With the rise of vocal technology that allows us to communicate more and more seamlessly with games, these questions will become even more relevant.
"It's nice to have this idea that there is an author, or a God, or someone who is giving meaning to things, and that the things over which I have no control are happening for a reason," says Grossman. "There's something sort of comforting about that: 'You're in good hands now. We're telling a story, and I'm going to handle all this stuff, and you're going to enjoy it. Just relax and enjoy that.'"
In Untethered, there were moments when I had no idea if my spoken commands meaningfully impacted the story at all. Part of me appreciated that this mimics how life actually works. "You just live your life and whatever happened that day was what was always going to happen that day," Green says. But another part of me missed the clearly telegraphed forks in the road that indicated I was about to make a major decision. They are a kind of fantasy of perfect knowledge, of cause and effect, which don't always appear in real life. Part of the appeal of games is that they simplify and structure the complexity of daily living.

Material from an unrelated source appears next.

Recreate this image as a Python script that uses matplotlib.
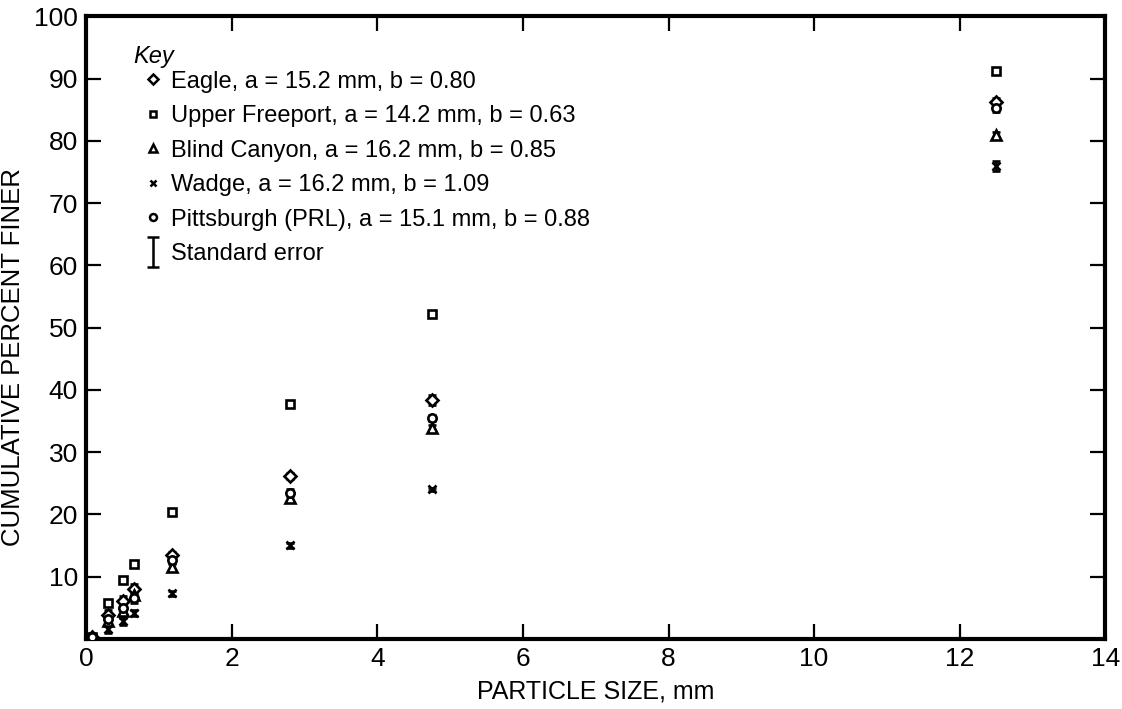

"Not everybody is necessarily into games which are about violence or shooting but everyone understands what it is to talk to people. Everybody knows what it is to have a human engagement of some kind." - Mitu Khandaker, Spirit AI
As developers wrestle with this balance, they will create a whole new form of game: One that's centered on complex characters over physical environments; conversation and negotiation over action and traditional gameplay. The idea of what makes a game a game will expand even further. And the voice can reduce gaming's barrier to entry for a general audience, not to mention the visually and physically impaired (the Able Gamers Foundation estimates 33 million gamers in the US have a disability of some kind). "Making games which are more about characters means that more people can engage with them," says Khandaker. "Not everybody is necessarily into games which are about violence or shooting but everyone understands what it is to talk to people. Everybody knows what it is to have a human engagement of some kind."
Still, voice gaming's ability to bring a naturalistic interface to games matters little if it doesn't work seamlessly, and that remains the industry's biggest point to prove. A responsive-if-abstract gamepad is always preferable to unreliable voice control. An elaborate dialogue tree that obfuscates a lack of true intelligence beats a fledgling AI which can't understand basic commands.
I'm reminded of this the second time I play the Starship Commander demo. Anticipating the villain's surprise attack and ultimatum, I'm already resigned to the only option I know will advance the story: agree to his request.
"Take me to the Delta outpost and I'll let you live," he says.
"Sure, I'll take you," I say.
This time he doesn't stare blankly at me. "Fire on the ship," he replies, to my surprise.
A volley of missiles and my game is over, again. I take off my headset, and David Kuelz, a writer on the game who set up the demo, has been laughing. He watched the computer convert my speech to text.
"It mistook 'I'll take you' for 'Fuck you,'" he says. "That's a really common response, actually."